The Coal Yard & other stories

Page 3
Also in this room the piano that Aunts Hazel and Elsie had learned to play on was given a hard time by little fingers. Calls from the adults to stop thumping and to be gentle were heard nearly every visiting day. There are two good things about two storey houses. The view from high up and sliding down the banisters. What fun!
The only accident that I know of was when Miss Sara Cross, an elderly boarder, missed her grip while walking down the stairs. She was black and blue and took some time to recover.
Nola Still was at the foot of the stairs and got quite a fright. Harriet Conway and her sister Sue came out to NZ. Sue was first to marry and Harriet not long after. At the coal yard there were rooms for lodgers and Harriet lived there. She had a heart condition. Sugar was rationed during the 1st World War and Harriet remembered how it had been in England and so bought a huge 50lb bag and stored it in the linen room upstairs. Dave Still (compiler of these notes) new it as the dark room as it had no windows and stored old boxes of stuff and was also called a box room. (There is three names now for this place). The sugar was forgotten until Fred Ellis found it and the family used up the loose stuff from the centre of the bag. The outside was hard and may be what Old Miss Cross (mentioned above) broke into pieces and gave to Dave and his sister Heather as “sweets”. Anyway Harriet married a bloke Dreaver who worked in a Dunedin Drapery. Conway’s had no accommodation when they came and Grandad Ellis (William) took them in. A Conway girl became Mrs. Rollinson and lived on a farm on the Whare Flat Road. A walking track to the Silver Peaks started near their gate and was called the Rollinson’s track. Now there is a road over it leading to Wireless transmitters on top of the “Swampy” summit.

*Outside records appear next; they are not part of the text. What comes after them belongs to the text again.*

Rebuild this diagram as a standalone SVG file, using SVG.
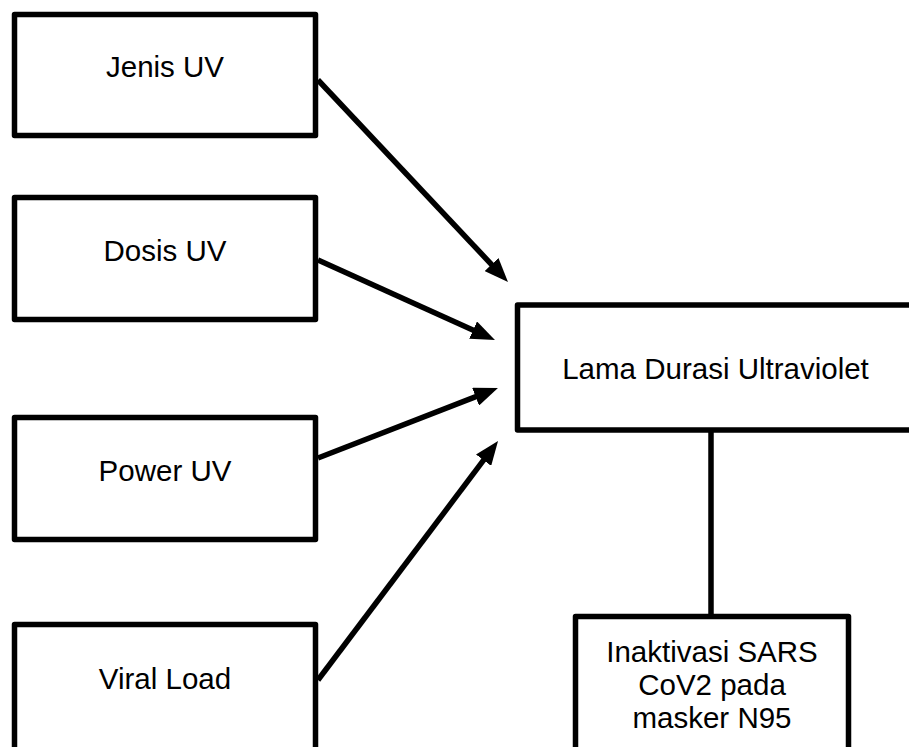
<svg xmlns="http://www.w3.org/2000/svg" width="909" height="747" viewBox="0 0 909 747">
<style>
.box{fill:#fff;stroke:#000;stroke-width:5.5;stroke-linejoin:round}
.lbl{font-family:"Liberation Sans",Arial,sans-serif;font-size:29.5px;fill:#000;text-anchor:middle}
.con{stroke:#000;stroke-width:5.5;fill:none}
</style>
<defs>
<marker id="ah" markerUnits="userSpaceOnUse" markerWidth="24" markerHeight="19" refX="10" refY="9.5" orient="auto" viewBox="0 0 24 19">
<path d="M0,0 L24,9.5 L0,19 z" fill="#000"/>
</marker>
</defs>
<rect x="0" y="0" width="909" height="747" fill="#fff"/>
<g id="jenis"><rect class="box" x="14.5" y="14.5" width="301" height="121"/><text class="lbl" x="165" y="77">Jenis UV</text></g>
<g id="dosis"><rect class="box" x="14.5" y="197.5" width="301" height="122"/><text class="lbl" x="165" y="261">Dosis UV</text></g>
<g id="power"><rect class="box" x="14.5" y="417.5" width="301" height="122"/><text class="lbl" x="165" y="481">Power UV</text></g>
<g id="viral"><rect class="box" x="14.5" y="624.5" width="301" height="140"/><text class="lbl" x="165" y="689">Viral Load</text></g>
<g id="lama"><rect class="box" x="517.5" y="305" width="420" height="125"/><text class="lbl" x="715.5" y="379">Lama Durasi Ultraviolet</text></g>
<g id="inaktivasi"><rect class="box" x="575.5" y="616.5" width="273" height="150"/>
<text class="lbl" x="712" y="662">Inaktivasi SARS</text>
<text class="lbl" x="712" y="695">CoV2 pada</text>
<text class="lbl" x="712" y="728">masker N95</text></g>
<g id="connectors">
<line class="con" x1="318" y1="80" x2="498.4" y2="271.8" marker-end="url(#ah)"/>
<line class="con" x1="318" y1="260" x2="482.2" y2="334.2" marker-end="url(#ah)"/>
<line class="con" x1="318" y1="458" x2="484.9" y2="393.1" marker-end="url(#ah)"/>
<line class="con" x1="318" y1="680" x2="489.6" y2="452.2" marker-end="url(#ah)"/>
<line class="con" x1="711" y1="432" x2="711" y2="614"/>
</g>
</svg>
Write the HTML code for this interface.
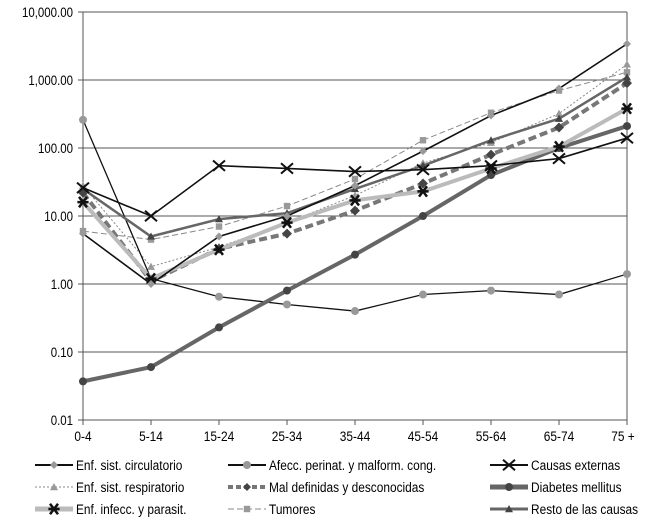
<!DOCTYPE html>
<html><head><meta charset="utf-8">
<style>
html,body{margin:0;padding:0;background:#fff;}
svg{display:block;font-family:"Liberation Sans Narrow","Liberation Sans",sans-serif;}
</style></head>
<body>
<svg id="chart" width="650" height="525" viewBox="0 0 650 525" xmlns="http://www.w3.org/2000/svg"></svg>
<script>
const categories=["0-4","5-14","15-24","25-34","35-44","45-54","55-64","65-74","75 +"];
const yTicks=[0.01,0.1,1,10,100,1000,10000];
const yTickLabels=["0.01","0.10","1.00","10.00","100.00","1,000.00","10,000.00"];
const circulatorio=[5.5,1.0,5,10,28,90,300,750,3400];
const perinat=[260,1.2,0.65,0.5,0.4,0.7,0.8,0.7,1.4];
const externas=[26,10,55,50,45,48,55,70,140];
const respiratorio=[28,1.8,3.5,8,20,60,120,320,1700];
const infecc=[16,1.2,3.2,8,17,23,50,105,380];
const maldef=[22,1.1,3.3,5.5,12,30,80,200,900];
const diabetes=[0.037,0.06,0.23,0.8,2.7,10,40,100,210];
const tumores=[6,4.5,7,14,35,130,330,700,1300];
const resto=[25,5,9,11,25,55,130,270,1100];

const NS="http://www.w3.org/2000/svg";
const svg=document.getElementById('chart');
const X0=83,DX=68,Y0=420,DEC=68,SX=0.85;
function xs(i){return X0+i*DX;}
function ys(v){return Y0-(Math.log10(v)+2)*DEC;}
function mk(tag,attrs,parent){const e=document.createElementNS(NS,tag);for(const k in attrs)e.setAttribute(k,attrs[k]);(parent||svg).appendChild(e);return e;}
function txt(str,x,y,anchor,size,parent){
  const g=mk('g',{transform:`translate(${x},${y}) scale(${SX},1)`},parent);
  const t=mk('text',{x:0,y:0,'text-anchor':anchor,'font-size':size,fill:'#000'},g);
  t.textContent=str;
  return t;
}

yTicks.forEach((t,i)=>{
  const y=ys(t);
  if(i>0){const g=mk('line',{x1:X0,x2:627,y1:y,y2:y,stroke:'#555','stroke-width':1});
  
  }
  mk('line',{x1:X0-5,x2:X0,y1:y,y2:y,stroke:'#555'});
  const tx=txt(yTickLabels[i],X0-10,y+5,'end',13.5);
  
  
});
const ax=mk('line',{x1:X0,x2:X0,y1:ys(10000),y2:Y0,stroke:'#555'});


mk('line',{x1:627,x2:627,y1:ys(10000),y2:Y0,stroke:'#555'});
const bx=mk('line',{x1:X0,x2:627,y1:Y0,y2:Y0,stroke:'#555'});


categories.forEach((c,i)=>{
  const x=xs(i);
  mk('line',{x1:x,x2:x,y1:Y0,y2:Y0+5,stroke:'#555'});
  const tx=txt(c,i==8?x-4:x,Y0+21,'middle',14);
  
  
});

function marker(type,x,y,color,g,s){
  s=s||4;
  if(type==='diamond')mk('polygon',{points:`${x},${y-s} ${x+s},${y} ${x},${y+s} ${x-s},${y}`,fill:color},g);
  else if(type==='circle')mk('circle',{cx:x,cy:y,r:s,fill:color},g);
  else if(type==='triangle')mk('polygon',{points:`${x},${y-s} ${x+s},${y+s*0.8} ${x-s},${y+s*0.8}`,fill:color},g);
  else if(type==='square')mk('rect',{x:x-s*0.8,y:y-s*0.8,width:s*1.6,height:s*1.6,fill:color},g);
  else if(type==='x'){mk('path',{d:`M${x-s*1.5},${y-s*1.3}L${x+s*1.5},${y+s*1.3}M${x-s*1.5},${y+s*1.3}L${x+s*1.5},${y-s*1.3}`,stroke:color,'stroke-width':2},g);}
  else if(type==='star'){mk('path',{d:`M${x-s},${y-s*1.3}L${x+s},${y+s*1.3}M${x-s},${y+s*1.3}L${x+s},${y-s*1.3}M${x-s*1.4},${y}L${x+s*1.4},${y}`,stroke:color,'stroke-width':2.5},g);}
}
const series=[
 {name:'series-tumores',data:tumores,stroke:'#888',w:1,dash:'6,3',m:'square',mc:'#999'},
 {name:'series-respiratorio',data:respiratorio,stroke:'#888',w:1,dash:'2,2',m:'triangle',mc:'#999'},
 {name:'series-perinat',data:perinat,stroke:'#111',w:1.3,dash:null,m:'circle',mc:'#999'},
 {name:'series-diabetes',data:diabetes,stroke:'#666',w:4,dash:null,m:'circle',mc:'#444'},
 {name:'series-maldef',data:maldef,stroke:'#777',w:4,dash:'8,4',m:'diamond',mc:'#444',s:5},
 {name:'series-infecc',data:infecc,stroke:'#bbb',w:4,dash:null,m:'star',mc:'#111'},
 {name:'series-resto',data:resto,stroke:'#666',w:2.5,dash:null,m:'triangle',mc:'#444'},
 {name:'series-externas',data:externas,stroke:'#111',w:1.6,dash:null,m:'x',mc:'#111'},
 {name:'series-circulatorio',data:circulatorio,stroke:'#111',w:1.6,dash:null,m:'diamond',mc:'#999'}
];
series.forEach(s=>{
  const g=mk('g',{});
  
  
  const pts=s.data.map((v,i)=>xs(i)+','+ys(v)).join(' ');
  const a={points:pts,fill:'none',stroke:s.stroke,'stroke-width':s.w};
  if(s.dash)a['stroke-dasharray']=s.dash;
  mk('polyline',a,g);
  s.data.forEach((v,i)=>marker(s.m,xs(i),ys(v),s.mc,g,s.s));
});

const legend=[
 {label:'Enf. sist. circulatorio',x:35,y:465,stroke:'#111',w:2,dash:null,m:'diamond',mc:'#999'},
 {label:'Enf. sist. respiratorio',x:35,y:487,stroke:'#888',w:1,dash:'2,2',m:'triangle',mc:'#999'},
 {label:'Enf. infecc. y parasit.',x:35,y:509,stroke:'#bbb',w:5,dash:null,m:'star',mc:'#111'},
 {label:'Afecc. perinat. y malform. cong.',x:228,y:465,stroke:'#111',w:2,dash:null,m:'circle',mc:'#999'},
 {label:'Mal definidas y desconocidas',x:228,y:487,stroke:'#777',w:4,dash:'5,3',m:'diamond',mc:'#444'},
 {label:'Tumores',x:228,y:509,stroke:'#888',w:1,dash:'6,3',m:'square',mc:'#999'},
 {label:'Causas externas',x:490,y:465,stroke:'#111',w:2,dash:null,m:'x',mc:'#111'},
 {label:'Diabetes mellitus',x:490,y:487,stroke:'#666',w:5,dash:null,m:'circle',mc:'#444'},
 {label:'Resto de las causas',x:490,y:509,stroke:'#666',w:3,dash:null,m:'triangle',mc:'#444'}
];
legend.forEach(l=>{
  const g=mk('g',{});
  
  
  const a={x1:l.x,x2:l.x+38,y1:l.y,y2:l.y,stroke:l.stroke,'stroke-width':l.w};
  if(l.dash)a['stroke-dasharray']=l.dash;
  mk('line',a,g);
  marker(l.m,l.x+19,l.y,l.mc,g);
  txt(l.label,l.x+41,l.y+5,'start',14,g);
});
</script>
</body></html>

One of the dairy farmers in the district was Don Cameron who had 15 or so cows. For many years he used a horse and cart for deliveries, until he bought an old Ford truck. The advantage of the truck was that you had a warm cab to get into when you went home. The horse and cart however also had it’s advantages. While making deliveries the horse could follow along the road, and wait at corners while deliveries were made up lanes and side streets.
High up on Rudd’s Road on the side of (Mount) Flagstaff was another dairy farm, which, was caught out by a big slip on the road. The farmer telephoned to Bill Ellis and asked him to bring the truck to the slip and collect the milk. They carried the milk cans across the slip to the one ton Chevy truck. Once the milk cans were loaded, Bill had to reverse the truck a long way down the road before he could turn a round.
W.Ellis Advertisement
The Sonntag family who came from Bavaria lived in Brockville Road, down the valley. There was old Tom and Charlie. Charlie's wife Edith was a soccer coach. Charlie used to go to the wharf for fish offal for the garden. There was an Ettrick Sonntag, who Ettrick street was probably named after. Herman was the oldest and then Ettrick followed by Reinah Herman got tuberculosis and was nursed at home. Reinah was a tall bony sort of a girl, but died three months after being married. She died in hospital. On this steep part of Brockville Road, near a big bluegum was a horse trough nearby. The horses found this refreshment stop partway up the hill, very welcome.